WHAT IS NEEDED - Extract the whole listing as it stands. Do not include the pictures.

----

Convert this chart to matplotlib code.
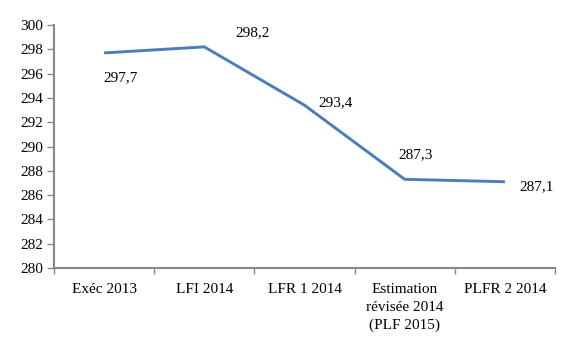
import matplotlib
matplotlib.use("Agg")
import matplotlib.pyplot as plt
from matplotlib.ticker import FixedLocator

plt.rcParams['font.family'] = ['Liberation Serif', 'DejaVu Serif']

categories = ["Exéc 2013", "LFI 2014", "LFR 1 2014", "Estimation\nrévisée 2014\n(PLF 2015)", "PLFR 2 2014"]
values = [297.7, 298.2, 293.4, 287.3, 287.1]
labels = ["297,7", "298,2", "293,4", "287,3", "287,1"]
label_offsets = [(16, -25), (48, 14), (31, 3), (11, 25), (32, -5)]  # pixels

fig = plt.figure(figsize=(5.71, 3.49), dpi=100)
ax = fig.add_axes([54/571, 1-268/349, (555-54)/571, (268-25)/349])

x = list(range(len(categories)))
ax.plot(x, values, color='#4a7ebb', lw=2.1, solid_capstyle='butt')

for xi, v, lab, (dx, dy) in zip(x, values, labels, label_offsets):
    ax.annotate(lab, (xi, v), xytext=(dx*0.72, dy*0.72), textcoords='offset points',
                ha='center', va='center', fontsize=11, color='black')

ax.set_xlim(-0.5, len(categories)-0.5)
ax.set_ylim(280, 300)
ax.set_yticks(range(280, 301, 2))
ax.set_xticks(x)
ax.set_xticklabels(categories, fontsize=11, linespacing=1.45)
ax.xaxis.set_minor_locator(FixedLocator([i - 0.5 for i in range(len(categories)+1)]))
ax.tick_params(axis='x', which='major', length=0, pad=11)
ax.tick_params(axis='x', which='minor', length=4, color='#888888', width=1)
ax.tick_params(axis='y', length=5, color='#888888', width=1, labelsize=11, pad=3)
for s in ['top', 'right']:
    ax.spines[s].set_visible(False)
for s in ['left', 'bottom']:
    ax.spines[s].set_color('#888888')
    ax.spines[s].set_linewidth(1.5)

fig.savefig("out.png", dpi=100)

----

EXPECTED OUTPUT -
Convert this chart to matplotlib code.
import matplotlib
matplotlib.use("Agg")
import matplotlib.pyplot as plt
from matplotlib.ticker import FixedLocator

plt.rcParams['font.family'] = ['Liberation Serif', 'DejaVu Serif']

categories = ["Exéc 2013", "LFI 2014", "LFR 1 2014", "Estimation\nrévisée 2014\n(PLF 2015)", "PLFR 2 2014"]
values = [297.7, 298.2, 293.4, 287.3, 287.1]
labels = ["297,7", "298,2", "293,4", "287,3", "287,1"]
label_offsets = [(16, -25), (48, 14), (31, 3), (11, 25), (32, -5)]  # pixels

fig = plt.figure(figsize=(5.71, 3.49), dpi=100)
ax = fig.add_axes([54/571, 1-268/349, (555-54)/571, (268-25)/349])

x = list(range(len(categories)))
ax.plot(x, values, color='#4a7ebb', lw=2.1, solid_capstyle='butt')

for xi, v, lab, (dx, dy) in zip(x, values, labels, label_offsets):
    ax.annotate(lab, (xi, v), xytext=(dx*0.72, dy*0.72), textcoords='offset points',
                ha='center', va='center', fontsize=11, color='black')

ax.set_xlim(-0.5, len(categories)-0.5)
ax.set_ylim(280, 300)
ax.set_yticks(range(280, 301, 2))
ax.set_xticks(x)
ax.set_xticklabels(categories, fontsize=11, linespacing=1.45)
ax.xaxis.set_minor_locator(FixedLocator([i - 0.5 for i in range(len(categories)+1)]))
ax.tick_params(axis='x', which='major', length=0, pad=11)
ax.tick_params(axis='x', which='minor', length=4, color='#888888', width=1)
ax.tick_params(axis='y', length=5, color='#888888', width=1, labelsize=11, pad=3)
for s in ['top', 'right']:
    ax.spines[s].set_visible(False)
for s in ['left', 'bottom']:
    ax.spines[s].set_color('#888888')
    ax.spines[s].set_linewidth(1.5)

fig.savefig("out.png", dpi=100)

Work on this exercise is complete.